You can use the RLO/PDF buttons below the keyboard to make the runic text run right-to-left, eg. ‮ᚹᚪᚱᚦᚷᚪ‬, and if you have the right font (such as Junicode, which is included as the default webfont, or a Babelstone font), make the glyphs face to the left also. The Bablestone fonts also implement a number of bind-runes for Anglo-Saxon (but are missing those for Old Norse) if you put a ZWJ character between the characters you want to ligate. For example: ᚻ‍ᛖ‍ᛚ. You can also produce two glyphs mirrored around the central stave by putting ZWJ between two identical characters, eg. ᚢ‍ᚢ. (Click on the picture of the picker in this blog post to see examples.)

Picture of the page in action.
>> Use the picker

The Old Norse picker allows you to produce or analyse runs of Old Norse text using the Latin script. It is based on a standardised orthography.

In addition to helping you to type Old Norse latin-based text, the picker allows you to automatically generate phonetic and runic transcriptions.
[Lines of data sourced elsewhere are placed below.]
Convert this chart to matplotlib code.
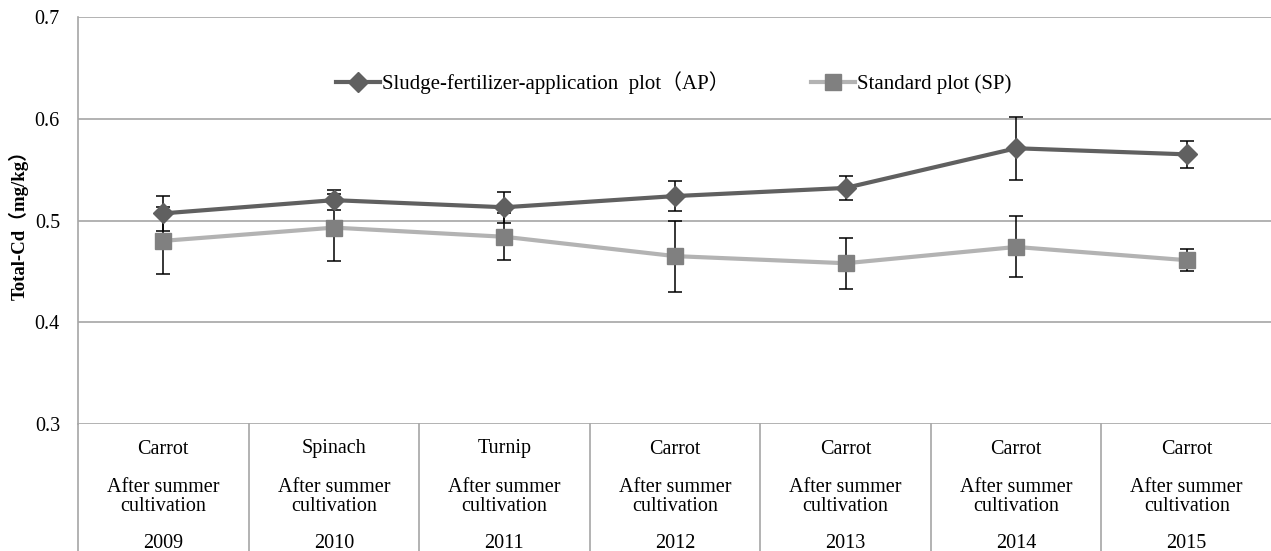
import matplotlib
matplotlib.use("Agg")
import matplotlib.pyplot as plt
import matplotlib.transforms as mtransforms
import numpy as np

crops = ["Carrot", "Spinach", "Turnip", "Carrot", "Carrot", "Carrot", "Carrot"]
season = ["After summer\ncultivation"] * 7
years = ["2009", "2010", "2011", "2012", "2013", "2014", "2015"]

ap_mean = [0.507, 0.520, 0.513, 0.524, 0.532, 0.571, 0.565]
ap_err = [0.017, 0.010, 0.015, 0.015, 0.012, 0.031, 0.013]
sp_mean = [0.480, 0.493, 0.484, 0.465, 0.458, 0.474, 0.461]
sp_err = [0.033, 0.033, 0.023, 0.035, 0.025, 0.030, 0.011]

yticks = [0.3, 0.4, 0.5, 0.6, 0.7]

fonts = ['Liberation Serif', 'Noto Sans CJK SC', 'DejaVu Sans']
plt.rcParams['font.family'] = fonts

W, H = 1271, 551
fig = plt.figure(figsize=(W / 100, H / 100), dpi=100)
left, right, top, bottom = 78, 1272, 17, 424
ax = fig.add_axes([left / W, 1 - bottom / H, (right - left) / W, (bottom - top) / H])

x = np.arange(len(years)) + 0.5

grid_c = '#a6a6a6'
for yv in yticks:
    ax.axhline(yv, color=grid_c, lw=1.2, zorder=0)

ax.errorbar(x, ap_mean, yerr=ap_err, fmt='none', ecolor='black', elinewidth=1.1,
            capsize=5, capthick=1.1, zorder=2)
ax.errorbar(x, sp_mean, yerr=sp_err, fmt='none', ecolor='black', elinewidth=1.1,
            capsize=5, capthick=1.1, zorder=2)

ax.plot(x, sp_mean, color='#b3b3b3', lw=3, marker='s', markersize=12,
        markerfacecolor='#808080', markeredgecolor='#808080', zorder=3,
        label='Standard plot (SP)')
ax.plot(x, ap_mean, color='#606060', lw=3, marker='D', markersize=10,
        markerfacecolor='#606060', markeredgecolor='#606060', zorder=4,
        label='Sludge-fertilizer-application  plot（AP）')

handles, labels = ax.get_legend_handles_labels()
ax.legend(handles[::-1], labels[::-1], loc='center', bbox_to_anchor=(0.499, 0.838),
          ncol=2, frameon=False, handlelength=2.1, handletextpad=0.1,
          columnspacing=3.9, prop={'family': fonts, 'size': 15})

ax.set_xlim(0, len(years))
ax.set_ylim(0.3, 0.7)
ax.set_yticks(yticks)
ax.set_yticklabels([f"{v:.1f}" for v in yticks], fontsize=14.5)
ax.tick_params(axis='y', length=0, pad=13)
ax.set_xticks([])
for s in ['top', 'right', 'bottom']:
    ax.spines[s].set_visible(False)
ax.spines['left'].set_color(grid_c)
ax.spines['left'].set_linewidth(1.2)

ax.set_ylabel('Total-Cd（mg/kg）', fontsize=13.5, fontweight='bold')
ax.yaxis.set_label_coords(-0.0415, 0.5)

# category table below
ybot = -(H - bottom) / (bottom - top)
trans_ax = mtransforms.blended_transform_factory(ax.transData, ax.transAxes)
for i in range(len(years) + 1):
    ax.plot([i, i], [0, ybot], color=grid_c, lw=1.2, transform=trans_ax, clip_on=False)

trans_fig = mtransforms.blended_transform_factory(ax.transData, fig.transFigure)
for xi, c, s, yr in zip(x, crops, season, years):
    ax.text(xi, 1 - 449 / H, c, transform=trans_fig, ha='center', va='center', fontsize=14.5)
    ax.text(xi, 1 - 497 / H, s, transform=trans_fig, ha='center', va='center', fontsize=14.5,
            linespacing=1.0)
    ax.text(xi, 1 - 543 / H, yr, transform=trans_fig, ha='center', va='center', fontsize=14.5)

fig.savefig('out.png', dpi=100)
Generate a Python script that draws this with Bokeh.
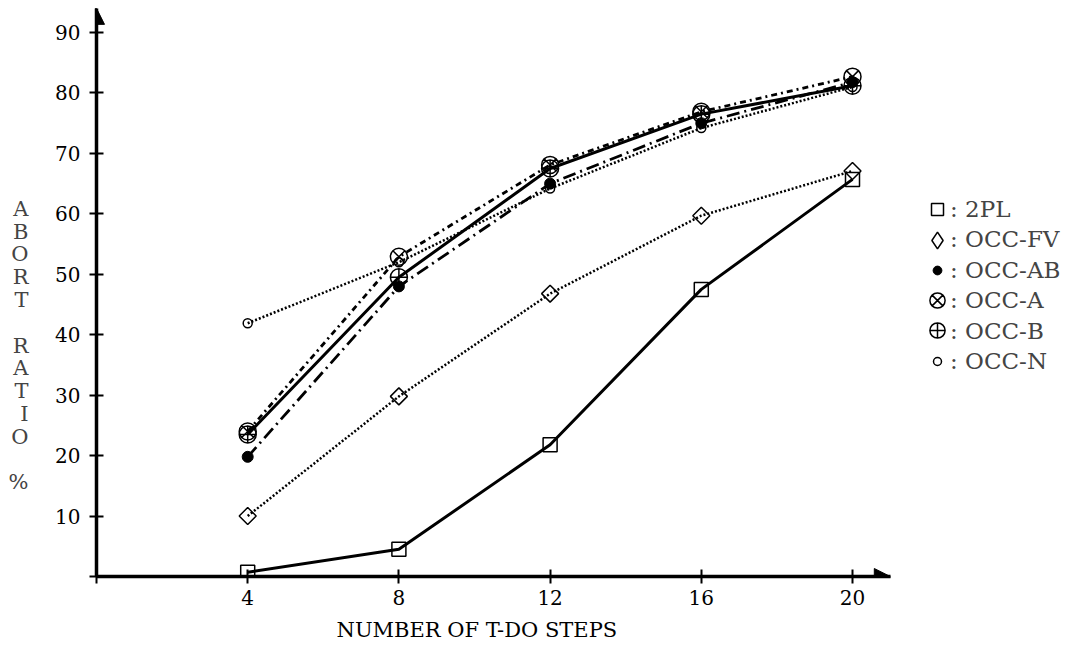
import math
from bokeh.plotting import figure
from bokeh.models import (Range1d, FixedTicker, Legend, LegendItem, LinearAxis,
                          Arrow, NormalHead, Title)
from bokeh.embed import file_html
from bokeh.resources import INLINE

# ---- data ----
steps = [4, 8, 12, 16, 20]
two_pl = [0.7, 4.5, 21.8, 47.5, 65.7]
occ_fv = [10.0, 29.8, 46.8, 59.7, 67.1]
occ_ab = [19.8, 48.0, 65.0, 75.0, 81.8]
occ_a = [24.0, 52.9, 68.1, 76.9, 82.7]
occ_b = [23.5, 49.5, 67.5, 76.5, 81.2]
occ_n = [41.9, 52.0, 64.2, 74.2, 81.0]
x_ticks = [0, 4, 8, 12, 16, 20]
y_ticks = [0, 10, 20, 30, 40, 50, 60, 70, 80, 90]
series_names = ["2PL", "OCC-FV", "OCC-AB", "OCC-A", "OCC-B", "OCC-N"]
x_title = "NUMBER OF T-DO STEPS"
y_title_words = ["ABORT", "RATIO", "%"]

FONT = "DejaVu Serif"
X0, Y0 = 96, 576          # pixel position of the origin
PX_X, PX_Y = 37.8, 6.044  # pixels per unit
W, H = 1081, 654

p = figure(width=W, height=H, output_backend="svg", toolbar_location=None,
           x_range=Range1d(0, (W - X0 - 10) / PX_X),
           y_range=Range1d(0, Y0 / PX_Y),
           min_border_left=X0, min_border_right=10, min_border_top=0,
           min_border_bottom=H - Y0)
p.outline_line_color = None
p.grid.visible = False
p.background_fill_color = "white"

for ax in (p.xaxis[0], p.yaxis[0]):
    ax.axis_line_width = 3.5
    ax.major_tick_line_width = 2
    ax.major_tick_in = 7
    ax.major_tick_out = 7
    ax.minor_tick_line_color = None
    ax.major_label_text_font = FONT
    ax.major_label_text_font_size = "20px"
    ax.major_label_text_color = "black"
    ax.axis_line_color = "black"
    ax.major_tick_line_color = "black"
    ax.major_label_overrides = {0: ""}

p.xaxis.ticker = FixedTicker(ticks=x_ticks, minor_ticks=[])
p.yaxis.ticker = FixedTicker(ticks=y_ticks, minor_ticks=[])
p.xaxis.bounds = (0, 21)
p.yaxis.bounds = (0, 94)
p.xaxis.major_label_standoff = 6
p.yaxis.major_label_standoff = 9

# x axis title
p.add_layout(Title(text=x_title, align="left", offset=240, standoff=16,
                   text_font=FONT, text_font_size="21px",
                   text_font_style="normal", text_color="black"), "below")

# y axis title: letters stacked vertically (leading blank lines shift it down)
y_label = "\n" * 5 + "\n\n".join("\n".join(w) for w in y_title_words)
yt = LinearAxis(ticker=FixedTicker(ticks=[]),
                axis_line_color=None, major_tick_in=0, major_tick_out=0,
                minor_tick_line_color=None,
                axis_label=y_label,
                axis_label_orientation="horizontal",
                axis_label_text_font=FONT, axis_label_text_font_size="21px",
                axis_label_text_font_style="normal",
                axis_label_text_line_height=0.95,
                axis_label_text_align="center",
                axis_label_standoff=24)
p.add_layout(yt, "left")

# arrows at the ends of the axes
p.add_layout(Arrow(end=NormalHead(size=16, fill_color="black", line_color="black"),
                   x_start=20.5, y_start=0, x_end=21.0, y_end=0,
                   line_width=3, line_color="black"))
p.add_layout(Arrow(end=NormalHead(size=16, fill_color="black", line_color="black"),
                   x_start=0, y_start=91, x_end=0, y_end=94,
                   line_width=3, line_color="black"))

marker_rs, line_rs = [], []
# 2PL
line_rs.append(p.line(steps, two_pl, line_width=3, line_color="black"))
marker_rs.append(p.scatter(steps, two_pl, marker="square", size=14,
                           fill_color=None, line_color="black", line_width=1.5))
# OCC-FV
line_rs.append(p.line(steps, occ_fv, line_width=2.5, line_color="black",
                      line_dash="2 2"))
p.scatter(steps, occ_fv, marker="square", angle=math.pi / 4, size=12,
          fill_color=None, line_color="black", line_width=1.5)
# legend proxy (size 0: invisible in the plot, the legend sizes it itself)
marker_rs.append(p.scatter(steps, occ_fv, marker="diamond", size=0,
                           fill_color=None, line_color="black", line_width=1.5))
# OCC-AB
line_rs.append(p.line(steps, occ_ab, line_width=2.8, line_color="black",
                      line_dash="13 5 2 5"))
marker_rs.append(p.scatter(steps, occ_ab, marker="circle", size=11,
                           fill_color="black", line_color="black"))
# OCC-A
line_rs.append(p.line(steps, occ_a, line_width=2.8, line_color="black",
                      line_dash="6 4 2 4"))
marker_rs.append(p.scatter(steps, occ_a, marker="circle_x", size=17,
                           fill_color=None, line_color="black", line_width=1.5))
# OCC-B
line_rs.append(p.line(steps, occ_b, line_width=3, line_color="black"))
marker_rs.append(p.scatter(steps, occ_b, marker="circle_cross", size=17,
                           fill_color=None, line_color="black", line_width=1.5))
# OCC-N
line_rs.append(p.line(steps, occ_n, line_width=2.5, line_color="black",
                      line_dash="2 2"))
marker_rs.append(p.scatter(steps, occ_n, marker="circle", size=9,
                           fill_color=None, line_color="black", line_width=1.5))

# legend: one marker-only legend and one text-only legend per entry
legend_marker_px = [12, 17, 9, 15, 15, 8]
mark_cx, text_x, row0, row_gap = 937, 950, 209, 30.4
for i, name in enumerate(series_names):
    yc = row0 + i * row_gap
    gw = legend_marker_px[i] / 0.4
    gh = gw
    p.add_layout(Legend(
        items=[LegendItem(label="", renderers=[marker_rs[i]])],
        location=(mark_cx - X0 - gw / 2, (Y0 - yc) - gh / 2),
        padding=0, margin=0, spacing=0, label_width=0, label_standoff=0,
        glyph_width=int(round(gw)), glyph_height=int(round(gh)),
        label_height=int(round(gh)),
        border_line_color=None, background_fill_alpha=0,
        label_text_font=FONT, label_text_font_size="22px"))
    th = 26
    p.add_layout(Legend(
        items=[LegendItem(label=": " + name, renderers=[line_rs[i]])],
        location=(text_x - X0, (Y0 - yc) - th / 2),
        padding=0, margin=0, spacing=0, label_standoff=0,
        glyph_width=0, glyph_height=th, label_height=th,
        border_line_color=None, background_fill_alpha=0,
        label_text_font=FONT, label_text_font_size="23px"))

open("out.html", "w").write(file_html(p, INLINE))
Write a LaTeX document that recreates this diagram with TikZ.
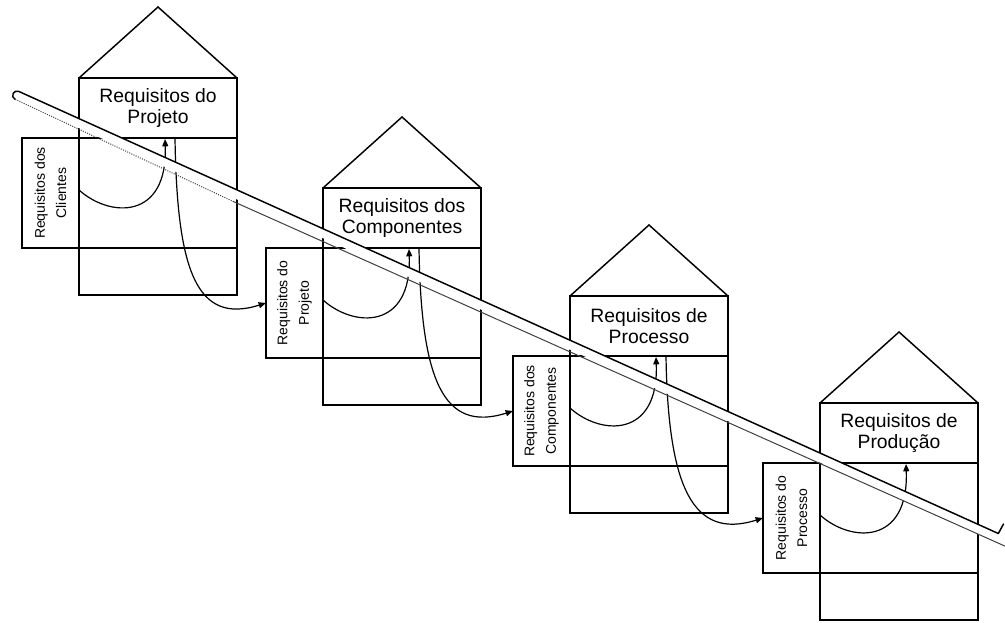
\documentclass[tikz,border=0pt]{standalone}
\usepackage{fontspec}
\setmainfont{Liberation Sans}
\usetikzlibrary{arrows.meta,calc}

\tikzset{
  wall/.style={draw=black, line width=1.1pt},
  cell/.style={wall, minimum width=118.5pt, inner sep=0pt, outer sep=0pt,
    align=center, font=\fontsize{14.5}{15.5}\selectfont},
  sidebox/.style={wall, minimum width=42.75pt, minimum height=82.5pt,
    inner sep=0pt, outer sep=0pt},
  sidetext/.style={rotate=90, align=center, inner sep=0pt,
    font=\fontsize{10.5}{16}\selectfont},
  flow/.style={draw=black, line width=0.9pt,
    -{Triangle[length=5.5pt,width=4.5pt]}},
  bandedge/.style={draw=black, line width=1.1pt},
  bandfaint/.style={draw=black!75, line width=0.75pt},
}

% One house of quality: roof, ceiling row, matrix, base row, side list
% #1 name, #2 left x, #3 top y of the walls, #4 ceiling text, #5 side text
\newcommand{\drawHouse}[5]{%
  \node[cell, minimum height=45pt, anchor=north west] (#1-top) at (#2,#3) {#4};
  \node[cell, minimum height=82.5pt, anchor=north] (#1-mid) at (#1-top.south) {};
  \node[cell, minimum height=35.25pt, anchor=north] (#1-base) at (#1-mid.south) {};
  \node[sidebox, anchor=north east] (#1-side) at (#1-mid.north west) {};
  \node[sidetext] (#1-sidelabel) at (#1-side.center) {#5};
  \coordinate (#1-apex) at (#2+79,#3-71);
  \draw[wall] (#1-top.north west) -- (#1-apex) -- (#1-top.north east);
  \draw[flow] ([yshift=2.25pt]#1-mid.west)
    .. controls +(31,28) and +(3,81) .. ([xshift=5.25pt,yshift=-0.75pt]#1-top.south);
}

\begin{document}
\begin{tikzpicture}[x=0.75pt,y=-0.75pt]
  \fill[white] (0,0) rectangle (1005,623);
  \useasboundingbox (0,0) rectangle (1005,623);

  \drawHouse{h1}{79}{78}{Requisitos do\\Projeto}{Requisitos dos\\Clientes}
  \drawHouse{h2}{323}{188}{Requisitos dos\\Componentes}{Requisitos do\\Projeto}
  \drawHouse{h3}{570}{296}{Requisitos de\\Processo}{Requisitos dos\\Componentes}
  \drawHouse{h4}{820}{403}{Requisitos de\\Produção}{Requisitos do\\Processo}

  % links from each ceiling to the side list of the next house
  \draw[flow] ([xshift=12.75pt]h1-top.south)
    .. controls +(2,132) and +(-70,22) .. (h2-side.west);
  \draw[flow] ([xshift=12.75pt]h2-top.south)
    .. controls +(2,132) and +(-70,22) .. (h3-side.west);
  \draw[flow] ([xshift=12.75pt]h3-top.south)
    .. controls +(2,132) and +(-70,22) .. (h4-side.west);

  % diagonal double band running across all houses
  \coordinate (bandA) at (17,95.4);
  \coordinate (bandB) at (1012,544.5);
  \coordinate (bandL) at ($(bandA)+(-1.78,3.97)$);
  \coordinate (bandM) at ($(bandL)!0.22!(bandB)+(-1.78,3.97)$);
  \draw[white, line width=6.5pt, line cap=round] (bandA) -- (bandB);
  \draw[bandedge, line cap=round, line join=round]
    (bandL) arc[start angle=245.8, end angle=65.8, radius=3.26pt]
    -- (998.3,533.5) -- (1003.5,524);
  \draw[bandfaint, densely dotted] (bandL) -- (bandM);
  \draw[bandfaint] (bandM) -- ($(bandB)+(-1.78,3.97)$);
\end{tikzpicture}
\end{document}
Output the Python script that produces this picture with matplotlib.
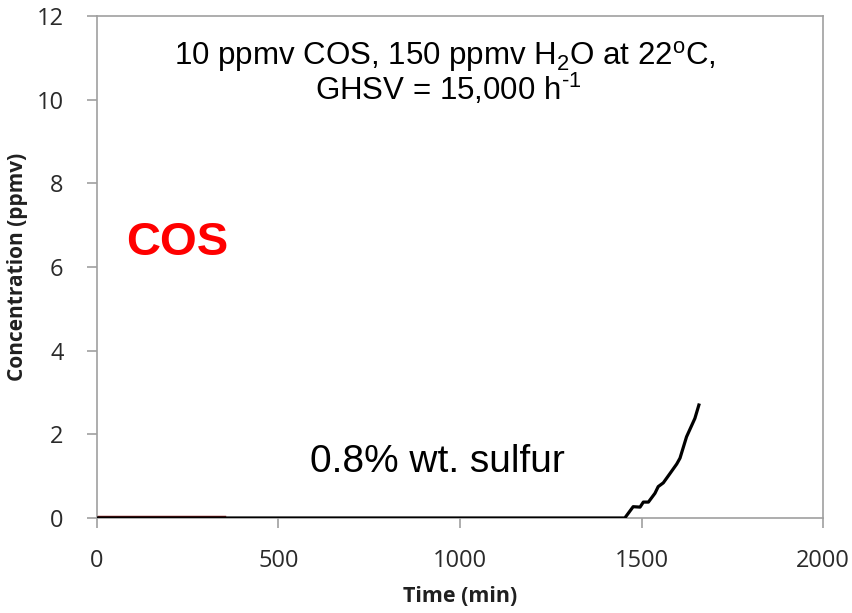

These should be used with caution! The phonetic transcriptions are only intended to be a rough guide, and, as mentioned earlier, real-life runic text is often highly idiosyncratic, not to mention that it varies depending on the time period and region.

The runic transcription tools in this app produce runes of the Younger fuþark – used for Old Norse after the Elder and before the Medieval fuþarks. This transcription tool has its own idiosyncracies, that may not always match real-life usage of runes. One particular idiosyncracy is that the output always regularly conforms to the same set of rules, but others include the decision not to remove homorganic nasals before certain following letters. More information about this is given in the notes.

You can see an example of the output from these tools in the picture of the Old Norse picker that is attached to this blog post. Here’s some Old Norse text you can play with: Ok sem leið at jólum, gørðusk menn þar ókátir. Bǫðvarr spurði Hǫtt hverju þat sætti; hann sagði honum at dýr eitt hafi komit þar tvá vetr í samt, mikit ok ógurligt.

The picker also has a couple of tools to help you work with A New Introduction to Old Norse.